Israeli Defense Minister Yoav Gallant stated, “I have ordered a complete siege on the Gaza Strip. There will be no electricity, no food, no fuel, everything is closed. We are fighting human animals, and we act accordingly.” Israel’s Deputy Mayor of Jerusalem Arieh King said, “They are not human beings, and they are not animals, they are subhuman and that is how they should be treated.” Asian peoples, from Palestine in the west to Korea in the east, have often been subjected to dehumanizing stereotypes and slurs. In the United States, derogatory terms like “yellow peril,” “gook,” “sand nigger,” “raghead,” “chink,” “Jap,” “Nip,” “slope,” and most recently “China virus,” have historically enabled acts of racist hate, both big and small, both foreign and domestic, ranging from the massacre of civilians in the Philippines, Japan, Korea, Vietnam, and Iraq, to the brutal attacks on Asian Americans during the pandemic which gave rise to the #StopAsianHate movement.

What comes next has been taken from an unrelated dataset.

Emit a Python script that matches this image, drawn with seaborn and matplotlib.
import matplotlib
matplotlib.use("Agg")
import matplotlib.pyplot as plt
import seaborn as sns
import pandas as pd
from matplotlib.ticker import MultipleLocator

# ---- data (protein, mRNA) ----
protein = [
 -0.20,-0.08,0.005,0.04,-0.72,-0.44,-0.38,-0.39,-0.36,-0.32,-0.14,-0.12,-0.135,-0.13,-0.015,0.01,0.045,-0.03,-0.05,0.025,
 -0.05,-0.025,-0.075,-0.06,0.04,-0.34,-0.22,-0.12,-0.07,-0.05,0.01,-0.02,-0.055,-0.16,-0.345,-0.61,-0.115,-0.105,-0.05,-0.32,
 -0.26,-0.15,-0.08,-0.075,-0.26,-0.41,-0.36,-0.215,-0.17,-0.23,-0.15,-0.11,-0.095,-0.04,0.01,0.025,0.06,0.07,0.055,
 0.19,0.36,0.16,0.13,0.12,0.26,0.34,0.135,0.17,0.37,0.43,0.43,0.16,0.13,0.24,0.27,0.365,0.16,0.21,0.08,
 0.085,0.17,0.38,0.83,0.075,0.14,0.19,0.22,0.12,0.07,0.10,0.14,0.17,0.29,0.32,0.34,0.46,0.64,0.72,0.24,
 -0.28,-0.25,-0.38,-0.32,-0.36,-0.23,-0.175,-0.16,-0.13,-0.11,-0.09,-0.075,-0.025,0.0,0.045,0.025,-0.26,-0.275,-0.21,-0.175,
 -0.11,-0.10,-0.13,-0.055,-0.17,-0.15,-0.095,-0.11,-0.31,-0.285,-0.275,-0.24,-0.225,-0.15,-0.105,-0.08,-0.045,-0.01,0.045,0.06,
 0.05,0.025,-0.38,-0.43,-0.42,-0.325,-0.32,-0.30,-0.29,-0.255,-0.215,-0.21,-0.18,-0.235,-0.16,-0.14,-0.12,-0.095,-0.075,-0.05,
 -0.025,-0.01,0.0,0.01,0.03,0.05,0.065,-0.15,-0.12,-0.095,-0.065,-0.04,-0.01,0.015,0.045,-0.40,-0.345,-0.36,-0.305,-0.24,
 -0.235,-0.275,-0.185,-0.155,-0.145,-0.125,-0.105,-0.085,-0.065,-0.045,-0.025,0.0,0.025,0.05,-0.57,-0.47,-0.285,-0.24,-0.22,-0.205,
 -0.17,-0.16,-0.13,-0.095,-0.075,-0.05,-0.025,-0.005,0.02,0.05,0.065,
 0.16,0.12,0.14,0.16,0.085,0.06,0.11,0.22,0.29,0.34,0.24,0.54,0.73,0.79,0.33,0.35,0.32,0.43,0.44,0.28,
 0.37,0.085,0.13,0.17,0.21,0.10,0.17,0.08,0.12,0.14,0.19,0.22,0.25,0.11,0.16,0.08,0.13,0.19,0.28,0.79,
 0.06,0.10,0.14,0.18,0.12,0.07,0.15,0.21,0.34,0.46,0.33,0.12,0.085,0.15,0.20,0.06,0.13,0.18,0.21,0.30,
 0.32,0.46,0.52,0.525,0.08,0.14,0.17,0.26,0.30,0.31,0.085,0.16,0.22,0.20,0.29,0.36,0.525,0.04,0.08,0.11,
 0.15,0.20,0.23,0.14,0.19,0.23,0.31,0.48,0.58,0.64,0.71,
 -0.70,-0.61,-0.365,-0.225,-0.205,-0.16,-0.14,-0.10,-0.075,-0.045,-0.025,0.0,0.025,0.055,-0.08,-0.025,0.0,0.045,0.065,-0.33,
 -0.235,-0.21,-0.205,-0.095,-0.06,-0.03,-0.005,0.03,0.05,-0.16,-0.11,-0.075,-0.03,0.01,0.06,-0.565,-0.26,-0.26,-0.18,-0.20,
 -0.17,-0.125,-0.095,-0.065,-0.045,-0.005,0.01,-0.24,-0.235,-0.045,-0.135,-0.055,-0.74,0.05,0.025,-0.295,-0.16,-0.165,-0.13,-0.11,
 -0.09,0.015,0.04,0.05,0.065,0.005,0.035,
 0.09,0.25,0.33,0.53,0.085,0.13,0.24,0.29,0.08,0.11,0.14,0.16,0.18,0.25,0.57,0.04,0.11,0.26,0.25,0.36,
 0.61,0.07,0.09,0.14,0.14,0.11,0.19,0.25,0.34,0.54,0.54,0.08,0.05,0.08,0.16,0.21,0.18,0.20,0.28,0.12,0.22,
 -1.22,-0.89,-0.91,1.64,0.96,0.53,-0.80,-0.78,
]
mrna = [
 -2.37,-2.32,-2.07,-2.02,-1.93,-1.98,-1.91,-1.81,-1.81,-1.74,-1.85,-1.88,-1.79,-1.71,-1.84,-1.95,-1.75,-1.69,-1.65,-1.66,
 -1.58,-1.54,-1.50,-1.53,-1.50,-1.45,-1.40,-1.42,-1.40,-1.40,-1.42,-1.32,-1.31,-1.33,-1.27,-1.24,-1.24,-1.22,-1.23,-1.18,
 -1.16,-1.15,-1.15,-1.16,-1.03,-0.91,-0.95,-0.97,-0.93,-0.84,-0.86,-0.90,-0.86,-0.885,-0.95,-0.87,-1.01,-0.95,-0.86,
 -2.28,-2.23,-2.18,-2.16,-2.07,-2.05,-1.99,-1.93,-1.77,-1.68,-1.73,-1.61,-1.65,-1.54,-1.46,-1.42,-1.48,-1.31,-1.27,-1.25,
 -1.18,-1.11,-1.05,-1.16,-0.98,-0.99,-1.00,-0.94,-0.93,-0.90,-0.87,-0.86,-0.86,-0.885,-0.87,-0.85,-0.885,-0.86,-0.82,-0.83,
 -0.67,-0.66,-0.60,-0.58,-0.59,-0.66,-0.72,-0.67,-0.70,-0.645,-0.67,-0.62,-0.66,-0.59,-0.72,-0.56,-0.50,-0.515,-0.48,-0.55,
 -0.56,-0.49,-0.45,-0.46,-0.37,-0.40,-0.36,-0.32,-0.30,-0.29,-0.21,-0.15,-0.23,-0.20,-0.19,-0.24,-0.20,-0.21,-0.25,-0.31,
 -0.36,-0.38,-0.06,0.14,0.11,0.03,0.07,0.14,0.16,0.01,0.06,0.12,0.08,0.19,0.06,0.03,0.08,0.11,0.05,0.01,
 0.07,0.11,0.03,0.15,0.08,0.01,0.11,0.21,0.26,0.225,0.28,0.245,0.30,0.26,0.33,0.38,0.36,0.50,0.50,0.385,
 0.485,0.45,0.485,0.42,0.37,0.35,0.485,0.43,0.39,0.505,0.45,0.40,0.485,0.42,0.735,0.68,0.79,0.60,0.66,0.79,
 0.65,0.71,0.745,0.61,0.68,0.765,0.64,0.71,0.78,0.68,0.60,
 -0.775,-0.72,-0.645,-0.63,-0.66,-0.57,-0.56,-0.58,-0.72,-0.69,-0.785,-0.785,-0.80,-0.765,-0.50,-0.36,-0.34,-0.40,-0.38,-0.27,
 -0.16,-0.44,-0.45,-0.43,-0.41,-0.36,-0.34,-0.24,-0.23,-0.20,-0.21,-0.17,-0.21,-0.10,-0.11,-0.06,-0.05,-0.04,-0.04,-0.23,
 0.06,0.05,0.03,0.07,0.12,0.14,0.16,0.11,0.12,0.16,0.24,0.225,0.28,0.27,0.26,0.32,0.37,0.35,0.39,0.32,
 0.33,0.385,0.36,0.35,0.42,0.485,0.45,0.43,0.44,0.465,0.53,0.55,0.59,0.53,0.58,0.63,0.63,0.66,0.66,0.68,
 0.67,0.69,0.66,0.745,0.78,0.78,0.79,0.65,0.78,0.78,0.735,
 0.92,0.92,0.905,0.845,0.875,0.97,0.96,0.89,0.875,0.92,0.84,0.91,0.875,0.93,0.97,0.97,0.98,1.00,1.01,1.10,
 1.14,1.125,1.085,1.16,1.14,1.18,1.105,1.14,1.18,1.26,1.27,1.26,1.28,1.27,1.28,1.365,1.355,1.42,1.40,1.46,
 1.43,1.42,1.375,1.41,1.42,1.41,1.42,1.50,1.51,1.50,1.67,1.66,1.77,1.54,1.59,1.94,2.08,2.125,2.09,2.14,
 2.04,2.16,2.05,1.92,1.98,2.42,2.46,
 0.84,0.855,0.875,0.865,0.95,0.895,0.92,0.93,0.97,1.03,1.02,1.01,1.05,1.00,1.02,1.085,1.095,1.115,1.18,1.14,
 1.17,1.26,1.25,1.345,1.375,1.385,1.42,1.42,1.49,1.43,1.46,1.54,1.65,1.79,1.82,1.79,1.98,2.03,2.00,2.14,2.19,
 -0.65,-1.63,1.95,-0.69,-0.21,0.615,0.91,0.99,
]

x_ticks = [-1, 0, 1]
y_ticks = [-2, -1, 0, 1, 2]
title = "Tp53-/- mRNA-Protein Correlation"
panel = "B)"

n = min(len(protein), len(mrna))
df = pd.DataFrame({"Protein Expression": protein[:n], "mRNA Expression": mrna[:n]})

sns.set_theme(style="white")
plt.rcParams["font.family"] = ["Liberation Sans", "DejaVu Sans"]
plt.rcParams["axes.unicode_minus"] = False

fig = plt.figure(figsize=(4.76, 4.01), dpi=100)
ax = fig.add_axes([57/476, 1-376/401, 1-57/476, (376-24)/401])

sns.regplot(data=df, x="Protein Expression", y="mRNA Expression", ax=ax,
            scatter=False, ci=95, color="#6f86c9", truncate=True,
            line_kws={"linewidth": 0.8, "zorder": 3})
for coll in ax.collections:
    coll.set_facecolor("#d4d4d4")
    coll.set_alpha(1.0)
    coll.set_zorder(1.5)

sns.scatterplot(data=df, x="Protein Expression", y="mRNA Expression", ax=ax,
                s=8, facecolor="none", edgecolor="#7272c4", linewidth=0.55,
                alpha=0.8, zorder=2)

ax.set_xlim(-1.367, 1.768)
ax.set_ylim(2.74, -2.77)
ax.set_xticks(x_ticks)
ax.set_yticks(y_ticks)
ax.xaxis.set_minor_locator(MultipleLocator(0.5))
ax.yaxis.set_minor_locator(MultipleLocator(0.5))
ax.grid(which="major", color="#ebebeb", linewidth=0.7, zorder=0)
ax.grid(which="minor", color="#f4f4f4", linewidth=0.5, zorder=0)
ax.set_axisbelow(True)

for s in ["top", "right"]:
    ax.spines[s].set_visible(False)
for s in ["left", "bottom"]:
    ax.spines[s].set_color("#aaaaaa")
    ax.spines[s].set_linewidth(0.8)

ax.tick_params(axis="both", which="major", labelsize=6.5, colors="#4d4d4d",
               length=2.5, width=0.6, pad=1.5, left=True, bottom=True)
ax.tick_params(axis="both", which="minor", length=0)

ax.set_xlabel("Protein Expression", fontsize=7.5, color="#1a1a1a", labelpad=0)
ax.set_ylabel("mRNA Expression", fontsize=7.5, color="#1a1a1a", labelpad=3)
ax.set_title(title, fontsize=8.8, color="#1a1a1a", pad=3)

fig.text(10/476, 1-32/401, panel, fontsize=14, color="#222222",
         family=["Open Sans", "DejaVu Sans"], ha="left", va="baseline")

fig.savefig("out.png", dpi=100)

Isaac Herzog, the president of Israel, views the murder of civilians and destruction of Gaza as part of a global clash of civilizations. “This is a war that is not only between Israel and Hamas. It’s a war that is really intended, really, truly, to save Western civilization,” Herzog has said. The state of Israel, propped up with billions of dollars in military aid from the US, is broadcasting the interrelated practices of racism, apartheid, settler colonialism, ethnic cleansing and genocide that helped build Western civilization, and viewers from around the world are horrified by what they are seeing.

Many are dusting off their copies of Edward Said’s “Orientalism” (1978) to make sense of what is happening in Gaza. An equally relevant text, I would suggest, is “Discourse on Colonialism” (1950) by the great Martinican poet, playwright, and politician Aimé Césaire. When the US was the only country to veto the UN Security Council resolution demanding an immediate humanitarian ceasefire in Gaza, I thought of Césaire’s words: “I make no secret of my opinion that at the present time the barbarism of Western Europe has reached an incredibly high level, being only surpassed — far surpassed, it is true — by the barbarism of the United States.” A barbaric form of American exceptionalism is thriving in the 21st century.

The horrific attack by Hamas militants on Oct.7 killed 1,200 Israelis, and their deaths should be mourned along with Palestinians. Massive protests around the world are calling for a ceasefire to stop the violence. In the US, many of these protests are being led by Jewish groups and their allies.

In 1953, the Armistice Agreement stopped the senseless killing of the Korean War, but the ceasefire was never followed up by a formal peace treaty. Unending war has resulted in massive military buildup, divided families, authoritarian governments, travel restrictions, sanctions, famine, and mandatory military service. Everyone on the Korean Peninsula, and indeed in the Asia-Pacific region, lives under the threat of a return to total war. There are plenty of hawks in the United States who would love to do to North Korea, and China, what Israel is doing to Gaza.

If the new cold war turns hot, the entire Korean Peninsula, both North and South, will be reduced to rubble while American bombers fly overhead, emblazoned with the slogan, “Saving Western Civilization.”